Ronan Le Page : Dans les Yvelines, le programme France 2030 a bénéficié à 125 lauréats pour 535 M€. Les premiers lauréats sont des acteurs publics avec des centres ou des laboratoires de recherche. Vous avez également des constructeurs automobiles qui travaillent sur la batterie électrique de demain. Nous allons soutenir une entreprise de Maisons-Laffitte qui souhaite développer un micro-processeur afin d’affirmer notre savoir-faire en termes de composants électroniques. Des sociétés travaillant dans des domaines novateurs et structurants, tels que la cryptographie post-quantique et la décarbonation de l’industrie, vont également être soutenues par les mesures de l’État.

Pour candidater au programme France 2030, il faut se positionner sur un appel à projet spécifique, se préparer à passer devant un jury composé d’experts. Le projet est examiné sur la pertinence de la solution proposée, notamment en termes d’innovation et de réindustrialisation. Les premiers lauréats de France 2030 dans les Yvelines sont des structures importantes mais toutes les entreprises peuvent candidater, de la start-up à la TME, et de la PME à l’ETI, afin de remplir l’objectif du gouvernement d’atteindre les 50 % d’acteurs émergents lauréats.
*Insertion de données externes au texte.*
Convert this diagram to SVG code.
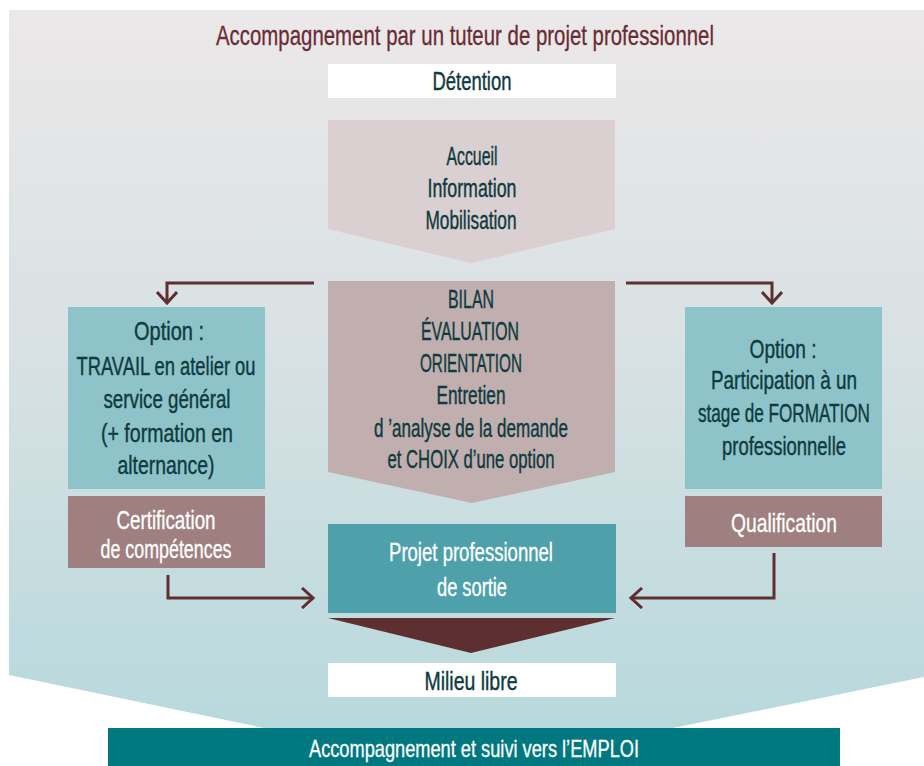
<svg xmlns="http://www.w3.org/2000/svg" width="924" height="766" viewBox="0 0 924 766">
<defs>
<linearGradient id="bg" x1="0" y1="0" x2="0" y2="1">
<stop offset="0" stop-color="#ece8e9"/>
<stop offset="0.45" stop-color="#d8e1e3"/>
<stop offset="1" stop-color="#b4d8db"/>
</linearGradient>
<marker id="chev" markerUnits="userSpaceOnUse" viewBox="0 0 14 22" refX="12" refY="11" markerWidth="14" markerHeight="22" orient="auto">
<path d="M1,1 L12,11 L1,21" fill="none" stroke="#5e2f31" stroke-width="3"/>
</marker>
<style>
text{font-family:"Liberation Sans",Arial,sans-serif;text-anchor:middle;}
.t{font-size:25px;fill:#0e3b40;stroke:#0e3b40;stroke-width:0.4px;}
.w{font-size:25px;fill:#ffffff;stroke:#ffffff;stroke-width:0.3px;}
.ttl{font-size:28px;fill:#6a2c33;stroke:#6a2c33;stroke-width:0.3px;}
.conn{fill:none;stroke:#5e2f31;stroke-width:3;marker-end:url(#chev);}
</style>
</defs>
<rect width="924" height="766" fill="#ffffff"/>
<polygon points="9,10 924,10 924,677 466,770 9,675" fill="url(#bg)"/>
<text class="ttl" x="465" y="45" textLength="498" lengthAdjust="spacingAndGlyphs">Accompagnement par un tuteur de projet professionnel</text>

<g id="detention">
<rect x="328" y="64" width="288" height="34" fill="#ffffff"/>
<text class="t" x="472" y="90" textLength="79" lengthAdjust="spacingAndGlyphs">Détention</text>
</g>

<g id="accueil">
<polygon points="328,120 615,120 615,229 471,263 328,229" fill="#dacfd1"/>
<text class="t" x="472" y="165" textLength="51" lengthAdjust="spacingAndGlyphs">Accueil</text>
<text class="t" x="472" y="197" textLength="89" lengthAdjust="spacingAndGlyphs">Information</text>
<text class="t" x="471" y="229" textLength="91" lengthAdjust="spacingAndGlyphs">Mobilisation</text>
</g>

<g id="bilan">
<polygon points="328,281 615,281 615,472 472,503 328,472" fill="#c1aeae"/>
<text class="t" x="471" y="308" textLength="46" lengthAdjust="spacingAndGlyphs">BILAN</text>
<text class="t" x="470" y="340" textLength="98" lengthAdjust="spacingAndGlyphs">ÉVALUATION</text>
<text class="t" x="471" y="372" textLength="102" lengthAdjust="spacingAndGlyphs">ORIENTATION</text>
<text class="t" x="471" y="404" textLength="69" lengthAdjust="spacingAndGlyphs">Entretien</text>
<text class="t" x="471" y="437" textLength="194" lengthAdjust="spacingAndGlyphs">d ’analyse de la demande</text>
<text class="t" x="471" y="468" textLength="167" lengthAdjust="spacingAndGlyphs">et CHOIX d’une option</text>
</g>

<g id="option-travail">
<rect x="68" y="307" width="197" height="182" fill="#8ec4c9"/>
<text class="t" x="169" y="340" textLength="70" lengthAdjust="spacingAndGlyphs">Option :</text>
<text class="t" x="166" y="375" textLength="179" lengthAdjust="spacingAndGlyphs">TRAVAIL en atelier ou</text>
<text class="t" x="167" y="408" textLength="127" lengthAdjust="spacingAndGlyphs">service général</text>
<text class="t" x="167" y="442" textLength="132" lengthAdjust="spacingAndGlyphs">(+ formation en</text>
<text class="t" x="166" y="474" textLength="97" lengthAdjust="spacingAndGlyphs">alternance)</text>
</g>

<g id="certification">
<rect x="68" y="496" width="197" height="72" fill="#a07f80"/>
<text class="w" x="166" y="529" textLength="99" lengthAdjust="spacingAndGlyphs">Certification</text>
<text class="w" x="166" y="558" textLength="131" lengthAdjust="spacingAndGlyphs">de compétences</text>
</g>

<g id="option-formation">
<rect x="685" y="307" width="197" height="182" fill="#8ec4c9"/>
<text class="t" x="783" y="358" textLength="67" lengthAdjust="spacingAndGlyphs">Option :</text>
<text class="t" x="784" y="389" textLength="146" lengthAdjust="spacingAndGlyphs">Participation à un</text>
<text class="t" x="784" y="422" textLength="172" lengthAdjust="spacingAndGlyphs">stage de FORMATION</text>
<text class="t" x="784" y="455" textLength="124" lengthAdjust="spacingAndGlyphs">professionnelle</text>
</g>

<g id="qualification">
<rect x="685" y="496" width="197" height="51" fill="#a07f80"/>
<text class="w" x="784" y="532" textLength="106" lengthAdjust="spacingAndGlyphs">Qualification</text>
</g>

<g id="projet">
<rect x="328" y="524" width="288" height="89" fill="#4ea1ab"/>
<text class="w" x="471" y="561" textLength="164" lengthAdjust="spacingAndGlyphs">Projet professionnel</text>
<text class="w" x="472" y="596" textLength="70" lengthAdjust="spacingAndGlyphs">de sortie</text>
</g>

<g id="fleche-sortie">
<polygon points="328,618 615,618 471,653" fill="#5e2f31"/>
</g>

<g id="milieu-libre">
<rect x="328" y="663" width="288" height="34" fill="#ffffff"/>
<text class="t" x="471" y="690" textLength="93" lengthAdjust="spacingAndGlyphs">Milieu libre</text>
</g>

<g id="emploi">
<rect x="108" y="728" width="732" height="38" fill="#007880"/>
<text class="w" x="474" y="757" style="font-size:24px" textLength="330" lengthAdjust="spacingAndGlyphs">Accompagnement et suivi vers l’EMPLOI</text>
</g>

<g id="connectors">
<path class="conn" d="M314,283 H167 V303"/>
<path class="conn" d="M626,283 H772 V303"/>
<path class="conn" d="M168,575 V598 H313"/>
<path class="conn" d="M774,553 V598 H631"/>
</g>
</svg>
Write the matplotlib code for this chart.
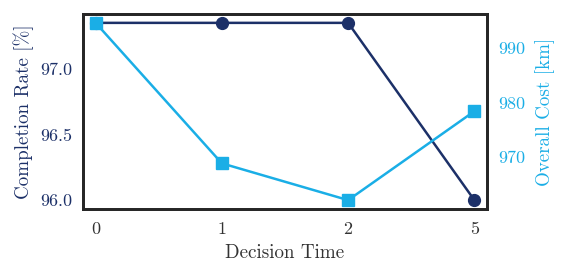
import matplotlib
matplotlib.use("Agg")
import matplotlib.pyplot as plt

decision_times = ["0", "1", "2", "5"]
completion_rate = [97.35, 97.35, 97.35, 96.0]
overall_cost = [994.5, 968.9, 962.2, 978.4]

navy = "#1c3068"
light = "#1aaee6"

plt.rcParams["font.family"] = ["cmr10", "DejaVu Serif"]
plt.rcParams["axes.unicode_minus"] = False
plt.rcParams["mathtext.fontset"] = "cm"

fig = plt.figure(figsize=(5.68, 2.76), dpi=100)
ax = fig.add_axes([83/568, 1 - 209/276, (487-83)/568, (209-14)/276])
x = list(range(len(decision_times)))
ax.plot(x, completion_rate, color=navy, marker="o", markersize=8.5, linewidth=1.8)
ax.set_ylabel("Completion Rate [%]", color=navy, fontsize=13.7, labelpad=4)
ax.set_xlabel("Decision Time", color="#333333", fontsize=13.7, labelpad=5)
ax.set_xticks(x)
ax.set_xticklabels(decision_times)
ax.set_xlim(-0.1, 3.1)
ax.set_yticks([96.0, 96.5, 97.0])
ax.set_yticklabels(["96.0", "96.5", "97.0"])
ax.tick_params(axis="y", colors=navy, labelsize=13, length=0, pad=8)
ax.tick_params(axis="x", colors="#333333", labelsize=13, length=0, pad=9)
for sp in ax.spines.values():
    sp.set_linewidth(2)
    sp.set_color("#262626")

ax2 = ax.twinx()
ax2.plot(x, overall_cost, color=light, marker="s", markersize=8.5, linewidth=1.8)
ax2.set_ylabel("Overall Cost [km]", color=light, fontsize=13.7, labelpad=7)
ax2.set_yticks([970, 980, 990])
ax2.set_yticklabels(["970", "980", "990"])
ax2.tick_params(axis="y", colors=light, labelsize=13, length=0, pad=8)
for sp in ax2.spines.values():
    sp.set_linewidth(2)
    sp.set_color("#262626")

fig.savefig("out.png", dpi=100)
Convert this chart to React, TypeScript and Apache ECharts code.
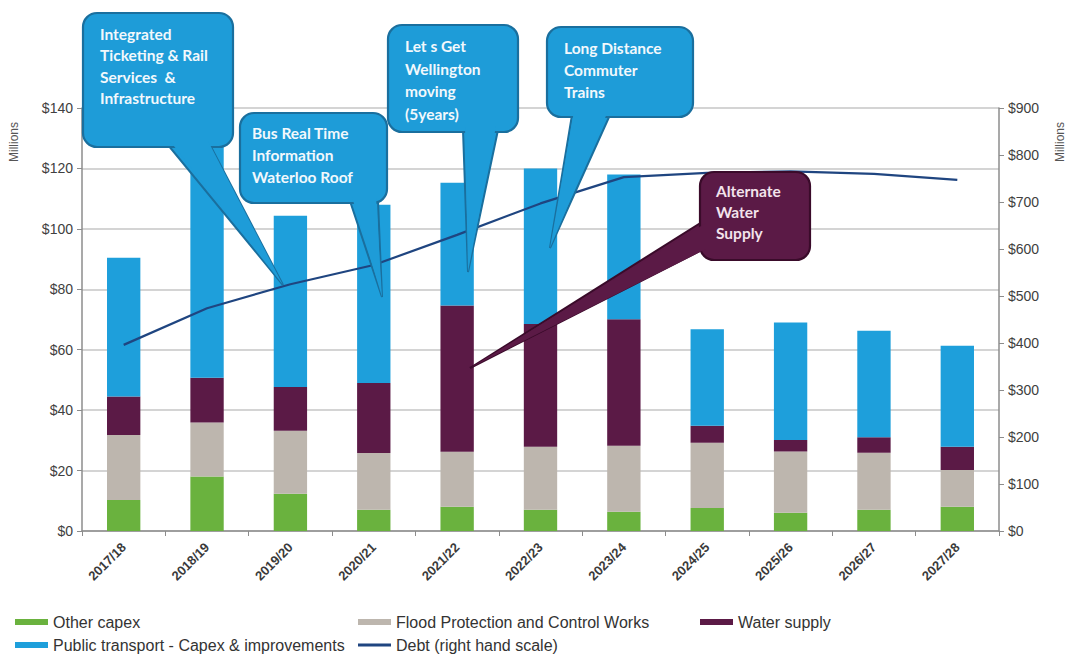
import React, { useEffect, useRef } from 'react';
import * as echarts from 'echarts';

const categories = ['2017/18', '2018/19', '2019/20', '2020/21', '2021/22', '2022/23', '2023/24', '2024/25', '2025/26', '2026/27', '2027/28'];
const otherCapex = [10.3, 18, 12.3, 7, 8, 7, 6.4, 7.6, 6, 7, 8];
const floodProtection = [21.5, 17.9, 20.9, 18.8, 18.2, 20.9, 21.8, 21.6, 20.3, 18.9, 12.2];
const waterSupply = [12.7, 14.8, 14.5, 23.2, 48.4, 40.6, 41.9, 5.6, 3.8, 5.1, 7.7];
const publicTransport = [45.9, 77.3, 56.6, 59, 40.7, 51.5, 47.9, 32, 38.9, 35.3, 33.4];
const debt = [396, 474, 525, 566, 630, 697, 753, 762, 765, 760, 747];

const seriesNames = ['Other capex', 'Flood Protection and Control Works', 'Water supply', 'Public transport - Capex & improvements', 'Debt (right hand scale)'];
const calloutTexts = [
  ['Integrated', 'Ticketing & Rail', 'Services  &', 'Infrastructure'],
  ['Bus Real Time', 'Information', 'Waterloo Roof'],
  ['Let s Get', 'Wellington', 'moving', '(5years)'],
  ['Long Distance', 'Commuter', 'Trains'],
  ['Alternate', 'Water', 'Supply'],
];

const COLORS = {
  green: '#6ab23e',
  gray: '#bdb6ae',
  purple: '#5b1a46',
  blue: '#1e9fdb',
  debt: '#1f4580',
};

const BLUE_BOX = { fill: '#1e9cd8', stroke: '#1a6f9e', text: '#f2f8fc' };
const PURPLE_BOX = { fill: '#5b1a46', stroke: '#3a0b2a', text: '#f3e3ec' };

const calloutLayout = [
  { box: [83, 13, 150, 134], tail: [[168, 145], [210, 145], [283, 285]], tx: 100, ty: 23, lh: 21.5, pal: BLUE_BOX },
  { box: [240, 113, 147, 90], tail: [[350, 201], [378, 201], [382, 297]], tx: 252, ty: 122, lh: 22, pal: BLUE_BOX },
  { box: [388, 25, 130, 107], tail: [[463, 130], [498, 130], [468, 272]], tx: 405, ty: 35, lh: 22.5, pal: BLUE_BOX },
  { box: [547, 27, 146, 90], tail: [[572, 115], [610, 115], [550, 248]], tx: 564, ty: 37, lh: 22, pal: BLUE_BOX },
  { box: [700, 172, 110, 88], tail: [[702, 222], [702, 250], [470, 368]], tx: 716, ty: 180, lh: 21, pal: PURPLE_BOX },
];

function buildCallouts() {
  const els: any[] = [];
  calloutLayout.forEach((c, i) => {
    const [x, y, w, h] = c.box;
    els.push({ type: 'polygon', z: 100, shape: { points: c.tail }, style: { fill: c.pal.fill, stroke: c.pal.stroke, lineWidth: 2 } });
    els.push({ type: 'rect', z: 101, shape: { x, y, width: w, height: h, r: 14 }, style: { fill: c.pal.fill, stroke: c.pal.stroke, lineWidth: 2.2 } });
    let inner: number[][];
    if (i === 4) {
      inner = [[c.tail[0][0] + 4, c.tail[0][1] + 1], [c.tail[1][0] + 4, c.tail[1][1] - 1], c.tail[2]];
    } else {
      inner = [[c.tail[0][0] + 2, c.tail[0][1] - 4], [c.tail[1][0] - 2, c.tail[1][1] - 4], c.tail[2]];
    }
    els.push({ type: 'polygon', z: 102, shape: { points: inner }, style: { fill: c.pal.fill } });
    els.push({
      type: 'text', z: 103, x: c.tx, y: c.ty,
      style: {
        text: calloutTexts[i].join('\n'), fill: c.pal.text,
        fontFamily: 'Lato', fontWeight: 'bold', fontSize: 15.5, lineHeight: c.lh,
        align: 'left', verticalAlign: 'top',
      },
    });
  });
  els.push({ type: 'text', z: 103, x: 14, y: 142, rotation: Math.PI / 2, style: { text: 'Millions', fill: '#555', fontFamily: 'Arial', fontSize: 12, align: 'center', verticalAlign: 'middle' } });
  els.push({ type: 'text', z: 103, x: 1060, y: 142, rotation: Math.PI / 2, style: { text: 'Millions', fill: '#555', fontFamily: 'Arial', fontSize: 12, align: 'center', verticalAlign: 'middle' } });
  return els;
}

export default function App() {
  const ref = useRef<HTMLDivElement>(null);
  useEffect(() => {
    if (!ref.current) return;
    const chart = echarts.init(ref.current, null, { renderer: 'svg' });
    const legendText = { fontFamily: 'Arial', fontSize: 16, color: '#333' };
    const mkLegend = (name: string, left: number, top: number, extra: any = {}) => ({
      data: [name], left, top, itemWidth: 33, itemHeight: 6, itemGap: 4, icon: 'rect',
      textStyle: legendText, selectedMode: false, padding: 0, ...extra,
    });
    const axisLabelStyle = { fontFamily: 'Arial', fontSize: 14, color: '#404040' };
    chart.setOption({
      animation: false,
      backgroundColor: '#ffffff',
      grid: { left: 82, right: 73, top: 108, bottom: 126 },
      legend: [
        mkLegend(seriesNames[0], 15, 614),
        mkLegend(seriesNames[1], 358, 614),
        mkLegend(seriesNames[2], 700, 614),
        mkLegend(seriesNames[3], 15, 637),
        mkLegend(seriesNames[4], 358, 637, { itemHeight: 3 }),
      ],
      xAxis: {
        type: 'category',
        data: categories,
        axisLine: { lineStyle: { color: '#8c8c8c', width: 1.5 } },
        axisTick: { show: true, alignWithLabel: false, length: 5, lineStyle: { color: '#8c8c8c' } },
        axisLabel: { rotate: 45, fontFamily: 'Arial', fontSize: 13, fontWeight: 'bold', color: '#3a3a3a', margin: 14, interval: 0 },
      },
      yAxis: [
        {
          type: 'value', min: 0, max: 140, interval: 20,
          axisLine: { show: true, lineStyle: { color: '#8c8c8c', width: 1.5 } },
          axisTick: { show: true, length: 5, lineStyle: { color: '#8c8c8c' } },
          axisLabel: { formatter: (v: number) => '$' + v, ...axisLabelStyle, margin: 9 },
          splitLine: { show: true, lineStyle: { color: '#c6c6c6', width: 1.5 } },
        },
        {
          type: 'value', min: 0, max: 900, interval: 100,
          axisLine: { show: true, lineStyle: { color: '#8c8c8c', width: 1.5 } },
          axisTick: { show: true, length: 5, lineStyle: { color: '#8c8c8c' } },
          axisLabel: { formatter: (v: number) => '$' + v, ...axisLabelStyle, margin: 9 },
          splitLine: { show: false },
        },
      ],
      series: [
        { name: seriesNames[0], type: 'bar', stack: 'capex', data: otherCapex, barWidth: '40%', itemStyle: { color: COLORS.green } },
        { name: seriesNames[1], type: 'bar', stack: 'capex', data: floodProtection, barWidth: '40%', itemStyle: { color: COLORS.gray } },
        { name: seriesNames[2], type: 'bar', stack: 'capex', data: waterSupply, barWidth: '40%', itemStyle: { color: COLORS.purple } },
        { name: seriesNames[3], type: 'bar', stack: 'capex', data: publicTransport, barWidth: '40%', itemStyle: { color: COLORS.blue } },
        { name: seriesNames[4], type: 'line', yAxisIndex: 1, data: debt, symbol: 'none', lineStyle: { color: COLORS.debt, width: 2.2 }, itemStyle: { color: COLORS.debt }, z: 5 },
      ],
      graphic: buildCallouts(),
    });
    return () => chart.dispose();
  }, []);
  return <div ref={ref} style={{ position: 'fixed', left: 0, top: 0, width: 1072, height: 657 }} />;
}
Le délai d’instruction de la candidature et de délivrance des fonds peuvent est être longs, notamment pour les start-up, mais d’autres solutions existent pour accompagner les acteurs émergents (soutien BPI).

AJ : Un autre sujet d’actualité avec le fonds de revitalisation. En quoi consiste ce dispositif cogéré par la préfecture et la Chambre de commerce et d’industrie des Yvelines ?

Ronan Le Page : La revitalisation fait écho à la loi cohésion adoptée en 2002, par laquelle les entreprises de plus de 1 000 salariés procédant à des restructurations affectant leur bassin d’emploi ont une obligation de revitalisation de leur territoire. La société peut se tourner vers la préfecture pour verser des fonds au titre de cette compensation. Les services de l’État avec les partenaires locaux doivent trouver les meilleurs projets entrepreneuriaux à soutenir. À cette fin, en novembre 2022, le préfet des Yvelines et le président de la CCI 78 ont signé une convention de partenariat portant sur la création d’un fonds départemental de revitalisation. La CCI assure l’animation de ce fonds, qui a été lui-même consigné à la Caisse des dépôts et consignation sur un compte de consignation unique. Certes, la compensation est remise à l’État mais l’argent reste celui de l’entreprise qui verse les fonds de soutien aux sociétés sélectionnées. Pour candidater et bénéficier du fonds, les entrepreneurs ont envoyé leur dossier à la CCI qui constitue la porte d’entrée.

AJ : Le 27 juin 2023, vous avez annoncé les premiers lauréats de ce fonds de revitalisation dans le département des Yvelines…

Ronan Le Page : Effectivement, deux entreprises yvelinoises ont bénéficié de 100 000 € chacune. D’abord, l’entreprise Recnorec basée à Trappes et spécialisée dans le recyclage du plastique. Elle utilise cette matière pour fabriquer du mobilier urbain et d’intérieur. C’est un prototype d’usine à retraitement de plastique qui permet de réduire le nombre de déchets produits. Ensuite, la société Les Glaciers parisiens a aussi bénéficié de ce fonds. Elle produit des glaces avec des produits artisanaux locaux qui viennent d’Île-de-France. Dans leur stratégie, elles souhaitent créer de nombreux emplois dans le département. Cette création d’emploi est la valeur cardinale du fonds de revitalisation. Les emplois détruits sont compensés.

AJ : Pour conclure, comment pouvez-vous qualifier l’économie yvelinoise actuelle en un mot ?

Ronan Le Page : En un mot, l’économie yvelinoise est dynamique ! Nous avons un nombre de créations d’entreprises dans le département assez phénoménal. Le territoire se porte bien. Les Yvelines ont une teneur d’emploi salarié industriel importante avec un taux de 20 %. Il est placé dans les premiers départements français dans ce domaine. Le secteur tertiaire est aussi important avec la présence de nombreux sièges d’entreprise. Nous avons de nombreux grands groupes présents avec leurs sous-traitants et leurs filiales. Ensuite, la tension foncière est aussi un signe de dynamisme. Il y a quasiment une continuité du bâti qui part de Paris et qui passe par les Hauts-de-Seine. Dans les Yvelines, nous avons encore des espaces exploitables, surtout dans le sud. Le territoire est vraiment attractif et nous sommes assez sollicités pour de nouvelles implantations. Nous le constatons notamment avec une part d’investissement direct étranger très forte dans le département.